7) Scenario forecast (next 24 hours)
Base case (higher probability): range with bearish drift
- Price rotates between 0.0455 and 0.0498, with sellers defending the 0.05 area.
- Likely close tendency: 0.044–0.046.
Bull case (requires confirmation): breakout continuation
- Clean hourly closes above 0.0500, then extension to 0.054–0.056.
- Given the asset’s history, this is possible but less likely without a volume regime shift.
Bear case (tail risk): sharp mean reversion
- Loss of 0.0455 leads to 0.0442, then 0.0416.
- In a liquidity vacuum, a fast drop toward 0.009–0.008 is not impossible (has precedent in the dataset).
Probability-weighted expectation (24h): mild downside / fade from resistance with high intraday whipsaw risk.
8) Trade decision (tactical)
Given:
- price sitting just below a well-defined resistance band (0.046–0.050),
- repeated historical inability to sustain spike highs,
- extreme volatility + thin liquidity,
I favor a tactical SHORT (Sell), aiming to capture a pullback to nearer supports.
Optimal entry logic
- Do not short at the exact market unless you accept noise.
- Better: place a sell/short entry into resistance where risk/reward improves.

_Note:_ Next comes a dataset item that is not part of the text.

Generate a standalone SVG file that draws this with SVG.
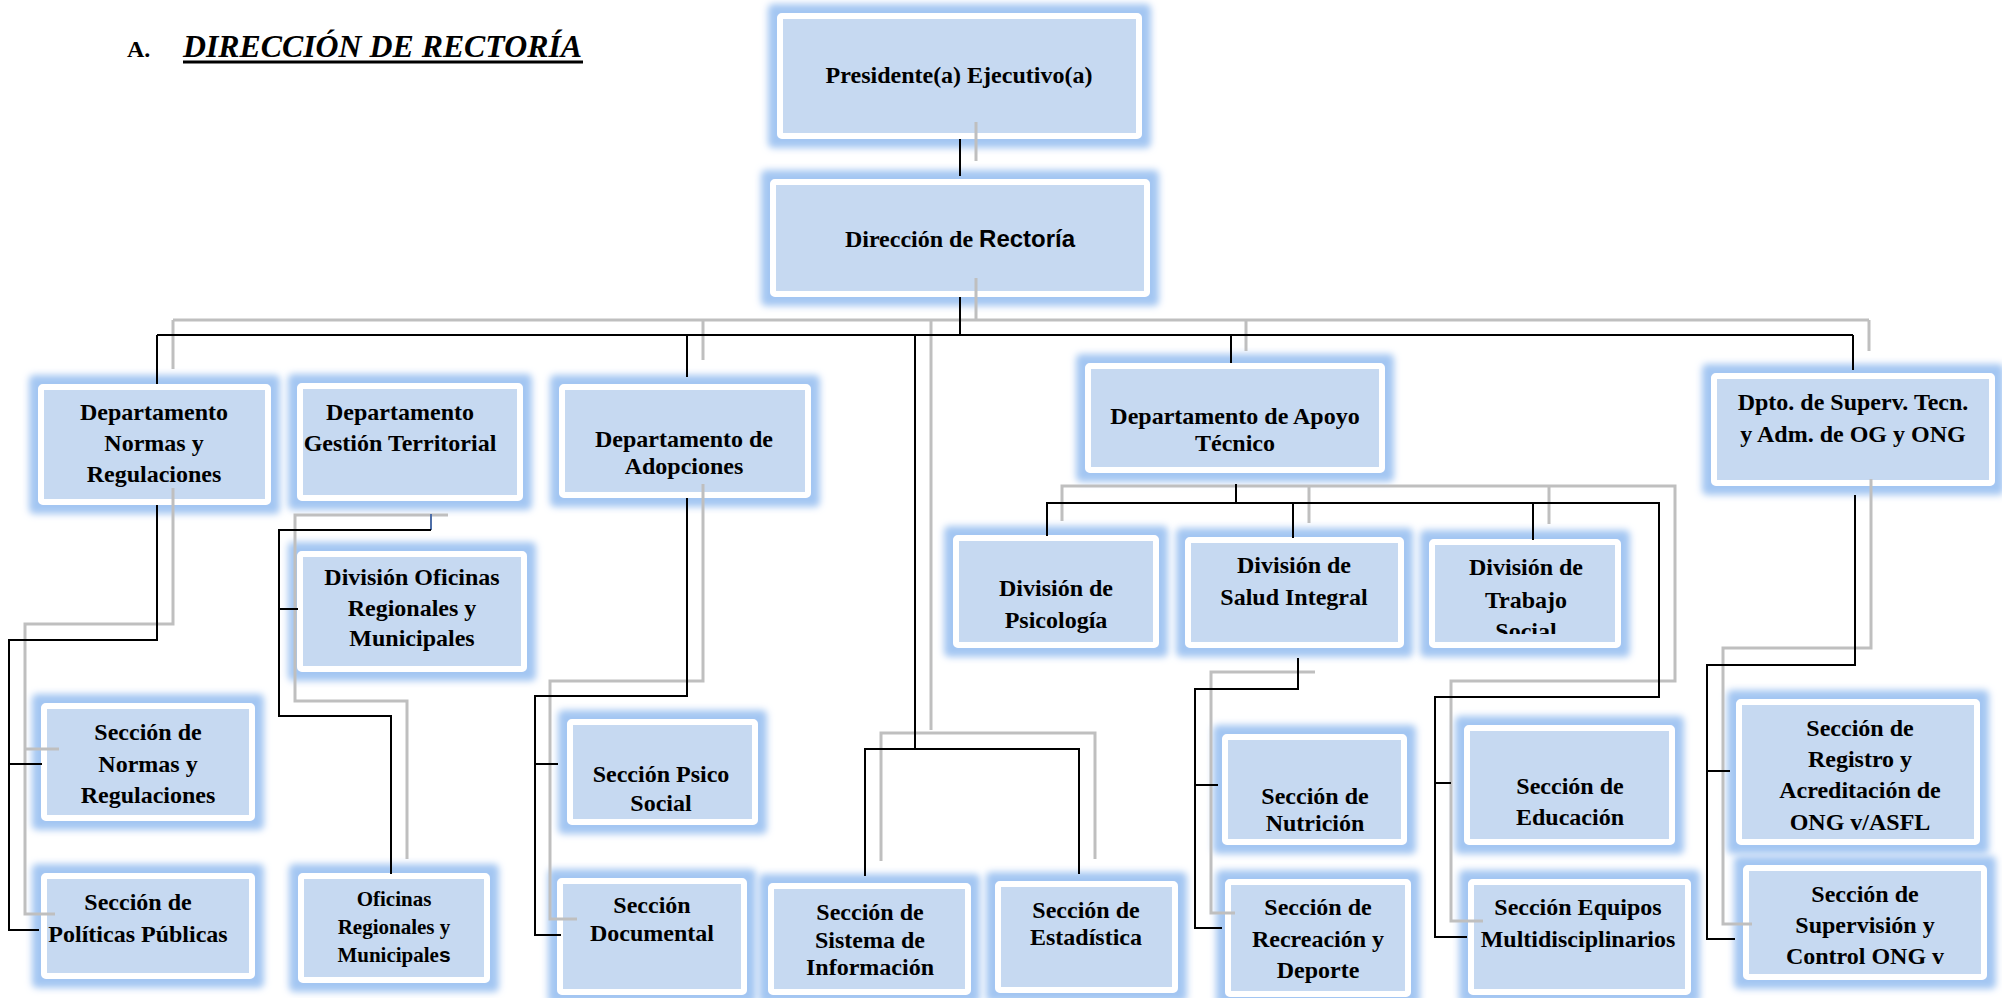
<svg xmlns="http://www.w3.org/2000/svg" width="2002" height="998" viewBox="0 0 2002 998">
  <defs>
    <filter id="glow" x="-20%" y="-35%" width="140%" height="170%">
      <feMorphology in="SourceAlpha" operator="dilate" radius="9" result="grown"/>
      <feGaussianBlur in="grown" stdDeviation="3.5" result="soft"/>
      <feFlood flood-color="#a3c6f2"/>
      <feComposite in2="soft" operator="in" result="halo"/>
      <feMerge>
        <feMergeNode in="halo"/>
        <feMergeNode in="SourceGraphic"/>
      </feMerge>
    </filter>
    <clipPath id="clipTrabajo">
      <rect x="1429" y="539" width="192" height="95"/>
    </clipPath>
  </defs>
  <style>
    .box { fill: #c6d9f1; stroke: #ffffff; stroke-width: 6; filter: url(#glow); }
    .lbl { font-family: "Liberation Serif", "Times New Roman", serif; font-weight: bold; font-size: 24px; fill: #000; text-anchor: middle; }
    .sm { font-size: 21px; }
    .sans { font-family: "Liberation Sans", Arial, sans-serif; }
    .blk { fill: none; stroke: #000; stroke-width: 2; }
    .gry { fill: none; stroke: #bfbfbf; stroke-width: 3; }
    .title { font-family: "Liberation Serif", "Times New Roman", serif; font-weight: bold; fill: #000; }
  </style>
  <rect width="2002" height="998" fill="#ffffff"/>

  <!-- heading -->
  <g id="heading">
    <text class="title" x="127" y="57" font-size="24">A.</text>
    <text class="title" x="183" y="57" font-size="32" font-style="italic" textLength="399" lengthAdjust="spacingAndGlyphs">DIRECCIÓN DE RECTORÍA</text>
    <line x1="183" y1="62" x2="583" y2="62" stroke="#000" stroke-width="3"/>
  </g>

  <!-- organisation units -->
  <g id="presidente">
    <rect class="box" x="780" y="16" width="359" height="120" rx="2"/>
    <text class="lbl" x="959" y="83">Presidente(a) Ejecutivo(a)</text>
  </g>
  <g id="direccion-rectoria">
    <rect class="box" x="773" y="182" width="374" height="112" rx="2"/>
    <text class="lbl" x="960" y="247">Dirección de <tspan class="sans">Rectoría</tspan></text>
  </g>
  <g id="dept-normas">
    <rect class="box" x="41" y="387" width="227" height="115" rx="2"/>
    <text class="lbl" x="154" y="420">Departamento</text>
    <text class="lbl" x="154" y="451">Normas y</text>
    <text class="lbl" x="154" y="482">Regulaciones</text>
  </g>
  <g id="dept-gestion">
    <rect class="box" x="300" y="386" width="220" height="112" rx="2"/>
    <text class="lbl" x="400" y="420">Departamento</text>
    <text class="lbl" x="400" y="451">Gestión Territorial</text>
  </g>
  <g id="dept-adopciones">
    <rect class="box" x="562" y="387" width="246" height="108" rx="2"/>
    <text class="lbl" x="684" y="447">Departamento de</text>
    <text class="lbl" x="684" y="474">Adopciones</text>
  </g>
  <g id="dept-apoyo">
    <rect class="box" x="1088" y="366" width="294" height="104" rx="2"/>
    <text class="lbl" x="1235" y="424">Departamento de Apoyo</text>
    <text class="lbl" x="1235" y="451">Técnico</text>
  </g>
  <g id="dpto-superv">
    <rect class="box" x="1714" y="376" width="278" height="107" rx="2"/>
    <text class="lbl" x="1853" y="410">Dpto. de Superv. Tecn.</text>
    <text class="lbl" x="1853" y="442">y Adm. de OG y ONG</text>
  </g>
  <g id="div-oficinas">
    <rect class="box" x="300" y="554" width="224" height="115" rx="2"/>
    <text class="lbl" x="412" y="585">División Oficinas</text>
    <text class="lbl" x="412" y="616">Regionales y</text>
    <text class="lbl" x="412" y="646">Municipales</text>
  </g>
  <g id="div-psicologia">
    <rect class="box" x="956" y="538" width="200" height="107" rx="2"/>
    <text class="lbl" x="1056" y="596">División de</text>
    <text class="lbl" x="1056" y="628">Psicología</text>
  </g>
  <g id="div-salud">
    <rect class="box" x="1188" y="540" width="213" height="105" rx="2"/>
    <text class="lbl" x="1294" y="573">División de</text>
    <text class="lbl" x="1294" y="605">Salud Integral</text>
  </g>
  <g id="div-trabajo">
    <rect class="box" x="1432" y="542" width="186" height="103" rx="2"/>
    <g clip-path="url(#clipTrabajo)">
      <text class="lbl" x="1526" y="575">División de</text>
      <text class="lbl" x="1526" y="608">Trabajo</text>
      <text class="lbl" x="1526" y="639">Social</text>
    </g>
  </g>
  <g id="sec-normas">
    <rect class="box" x="44" y="706" width="208" height="112" rx="2"/>
    <text class="lbl" x="148" y="740">Sección de</text>
    <text class="lbl" x="148" y="772">Normas y</text>
    <text class="lbl" x="148" y="803">Regulaciones</text>
  </g>
  <g id="sec-politicas">
    <rect class="box" x="44" y="876" width="208" height="100" rx="2"/>
    <text class="lbl" x="138" y="910">Sección de</text>
    <text class="lbl" x="138" y="942">Políticas Públicas</text>
  </g>
  <g id="oficinas-regionales">
    <rect class="box" x="301" y="876" width="186" height="104" rx="2"/>
    <text class="lbl sm" x="394" y="906">Oficinas</text>
    <text class="lbl sm" x="394" y="934">Regionales y</text>
    <text class="lbl sm" x="394" y="962">Municipale<tspan class="sans">s</tspan></text>
  </g>
  <g id="sec-psico">
    <rect class="box" x="570" y="722" width="185" height="100" rx="2"/>
    <text class="lbl" x="661" y="782">Sección Psico</text>
    <text class="lbl" x="661" y="811">Social</text>
  </g>
  <g id="sec-documental">
    <rect class="box" x="560" y="881" width="184" height="111" rx="2"/>
    <text class="lbl" x="652" y="913">Sección</text>
    <text class="lbl" x="652" y="941">Documental</text>
  </g>
  <g id="sec-sistema">
    <rect class="box" x="771" y="886" width="197" height="106" rx="2"/>
    <text class="lbl" x="870" y="920">Sección de</text>
    <text class="lbl" x="870" y="948">Sistema de</text>
    <text class="lbl" x="870" y="975">Información</text>
  </g>
  <g id="sec-estadistica">
    <rect class="box" x="998" y="884" width="177" height="106" rx="2"/>
    <text class="lbl" x="1086" y="918">Sección de</text>
    <text class="lbl" x="1086" y="945">Estadística</text>
  </g>
  <g id="sec-nutricion">
    <rect class="box" x="1225" y="737" width="179" height="105" rx="2"/>
    <text class="lbl" x="1315" y="804">Sección de</text>
    <text class="lbl" x="1315" y="831">Nutrición</text>
  </g>
  <g id="sec-recreacion">
    <rect class="box" x="1228" y="882" width="180" height="112" rx="2"/>
    <text class="lbl" x="1318" y="915">Sección de</text>
    <text class="lbl" x="1318" y="947">Recreación y</text>
    <text class="lbl" x="1318" y="978">Deporte</text>
  </g>
  <g id="sec-educacion">
    <rect class="box" x="1467" y="728" width="205" height="114" rx="2"/>
    <text class="lbl" x="1570" y="794">Sección de</text>
    <text class="lbl" x="1570" y="825">Educación</text>
  </g>
  <g id="sec-equipos">
    <rect class="box" x="1471" y="882" width="217" height="110" rx="2"/>
    <text class="lbl" x="1578" y="915">Sección Equipos</text>
    <text class="lbl" x="1578" y="947">Multidisciplinarios</text>
  </g>
  <g id="sec-registro">
    <rect class="box" x="1739" y="702" width="238" height="140" rx="2"/>
    <text class="lbl" x="1860" y="736">Sección de</text>
    <text class="lbl" x="1860" y="767">Registro y</text>
    <text class="lbl" x="1860" y="798">Acreditación de</text>
    <text class="lbl" x="1860" y="830">ONG v/ASFL</text>
  </g>
  <g id="sec-supervision">
    <rect class="box" x="1746" y="868" width="238" height="109" rx="2"/>
    <text class="lbl" x="1865" y="902">Sección de</text>
    <text class="lbl" x="1865" y="933">Supervisión y</text>
    <text class="lbl" x="1865" y="964">Control ONG v</text>
  </g>

  <!-- reporting lines: grey offset copies and black main lines -->
  <g id="connectors">
    <g id="connectors-grey">
      <path class="gry" d="M976,122 V161"/>
      <path class="gry" d="M976,278 V320"/>
      <path class="gry" d="M173,320 H1869"/>
      <path class="gry" d="M173,320 V369"/>
      <path class="gry" d="M703,320 V360"/>
      <path class="gry" d="M931,320 V730"/>
      <path class="gry" d="M1246,320 V351"/>
      <path class="gry" d="M1869,320 V351"/>
      <path class="gry" d="M173,488 V624 H25 V914 H55"/>
      <path class="gry" d="M25,749 H59"/>
      <path class="gry" d="M448,515 H295 V701 H407 V859"/>
      <path class="gry" d="M703,484 V681 H550 V919 H577"/>
      <path class="gry" d="M881,861 V733 H1095 V859"/>
      <path class="gry" d="M1062,521 V486 H1675 V681 H1451 V921 H1483"/>
      <path class="gry" d="M1309,486 V523"/>
      <path class="gry" d="M1549,486 V524"/>
      <path class="gry" d="M1315,672 H1211 V913 H1235"/>
      <path class="gry" d="M1871,479 V648 H1723 V924 H1752"/>
    </g>
    <g id="connectors-black">
      <path class="blk" d="M960,139 V176"/>
      <path class="blk" d="M960,297 V335"/>
      <path class="blk" d="M157,335 H1853"/>
      <path class="blk" d="M157,335 V384"/>
      <path class="blk" d="M687,335 V377"/>
      <path class="blk" d="M915,335 V749"/>
      <path class="blk" d="M1231,335 V363"/>
      <path class="blk" d="M1853,335 V370"/>
      <path class="blk" d="M157,505 V640 H9 V930 H39"/>
      <path class="blk" d="M9,764 H42"/>
      <path d="M431,514 V530" fill="none" stroke="#4f6fa8" stroke-width="2"/>
      <path class="blk" d="M431,530 H279 V716 H391 V874"/>
      <path class="blk" d="M279,609 H298"/>
      <path class="blk" d="M687,498 V696 H535 V935 H561"/>
      <path class="blk" d="M535,764 H558"/>
      <path class="blk" d="M865,876 V749 H1079 V874"/>
      <path class="blk" d="M1236,484 V503"/>
      <path class="blk" d="M1047,536 V503 H1659 V697 H1435 V937 H1467"/>
      <path class="blk" d="M1293,503 V538"/>
      <path class="blk" d="M1533,503 V540"/>
      <path class="blk" d="M1435,783 H1451"/>
      <path class="blk" d="M1298,658 V689 H1195 V928 H1222"/>
      <path class="blk" d="M1195,785 H1218"/>
      <path class="blk" d="M1855,495 V665 H1707 V939 H1735"/>
      <path class="blk" d="M1707,771 H1730"/>
    </g>
  </g>
</svg>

Preferred open (limit): 0.0495 (just below the day’s high 0.0498 / psychological 0.05, where sellers previously appeared).
Take-profit / close logic
- First meaningful support is 0.0455, but that’s too close for a full take-profit if entering 0.0495.
- Next deeper support shelf is 0.0442–0.0444.
Preferred close (take profit): 0.0444.
(If price instead cleanly breaks and holds above 0.0500, the short thesis weakens significantly.)